## Mathematics and God

A number of famous mathematicians have made comments about mathematics and various notions of God. These mathematicians span different religions and conceptions of deity, including none at all.

Many mathematicians have expressed the view that God is in some way responsible for the rational order described so successfully by mathematics. This often involves likening God to a mathematician. The ancient Greek study of mathematics was closely related to that of religion. Plato is quoted as saying "God ever geometrizes" and Pythagoras as saying "numbers rule the Universe". Johannes Kepler stated that "The chief aim of all investigations of the external world should be to discover the rational order and harmony which has been imposed on it by God and which He revealed to us in the language of mathematics." Leopold Kronecker is quoted as saying "God made the natural numbers, all the rest is the work of man." However, this was intended more in the Kantian sense that they are given to us in intuition than in the literal sense that God created them. James Jeans said "From the intrinsic evidence of his creation, the Great Architect of the Universe begins to appear as a pure mathematician". According to Henri Poincaré, "If God speaks to man, he undoubtedly uses the language of mathematics." Georg Cantor equated what he called the Absolute Infinite with God. He held that the Absolute Infinite had various mathematical properties, including that every property of the Absolute Infinite is also held by some smaller object. According to Srinivasa Ramanujan, "an equation is meaningless to me unless it expresses a thought of God." He often said that in Mathematics alone, one can have a concrete realisation of God. 0/0, he used to ask, "what is its value?" It may be anything. "The zero of the numerator may be several times the zero of denominator and vice versa. The value cannot be determined. In the same way 2^n − 1 will denote the primordial God and several divinities. When n is zero the expression denotes zero, there is nothing; when n is 1, the expression denotes unity, the Infinite God. When n is 2, the expression denotes Trinity; when n is 3, the expression denotes 7, the Saptha Rishis (Seven Sages of Ursa Major) and so on.[1] Paul Erdős, though agnostic, jokingly called God the Supreme Fascist. He claimed that the SF had a transfinite tome called "The Book", in which all provable theorems were demonstrated in the most elegant possible way, the best ones being kept secret.

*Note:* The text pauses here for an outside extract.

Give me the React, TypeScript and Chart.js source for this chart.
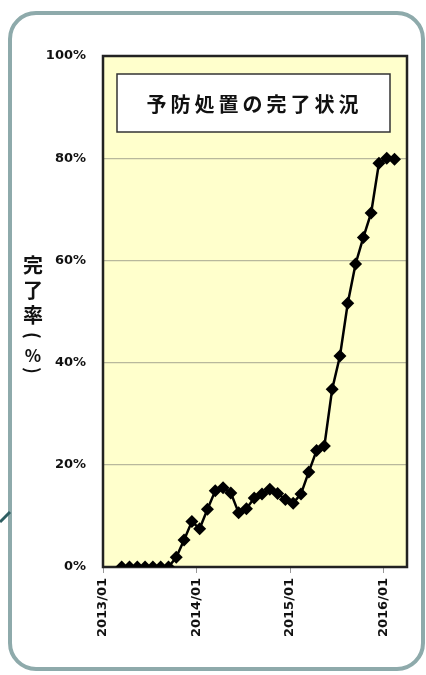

Paul Halmos, in a 1990 interview, says "What's the best part of being a mathematician? I'm not a religious man, but it's almost like being in touch with God when you're thinking about mathematics. God is keeping secrets from us, and it's fun to try to learn some of the secrets."

Mathematical "proofs" of the existence of God: Saint Anselm's ontological argument sought to use logic to prove the existence of God. A ore elaborate version was given by Gottfried Leibniz. Kurt Gödel created a formalization of Leibniz' version, known as Gödel's ontological proof. René Descartes, in his Meditations on First Philosophy, attempted to carefully ascertain what he really knew to be true, which led to a supposed proof of God's existence. Pascal's Wager (also known as Pascal's Gambit) is Blaise Pascal's application of decision theory to the belief in God. Recently, Stephen D. Unwin employed Bayesian probabilities, a statistical method devised by 18th-century Presbyterian minister and mathematician Reverend Thomas Bayes, to compute the probability of God's existence.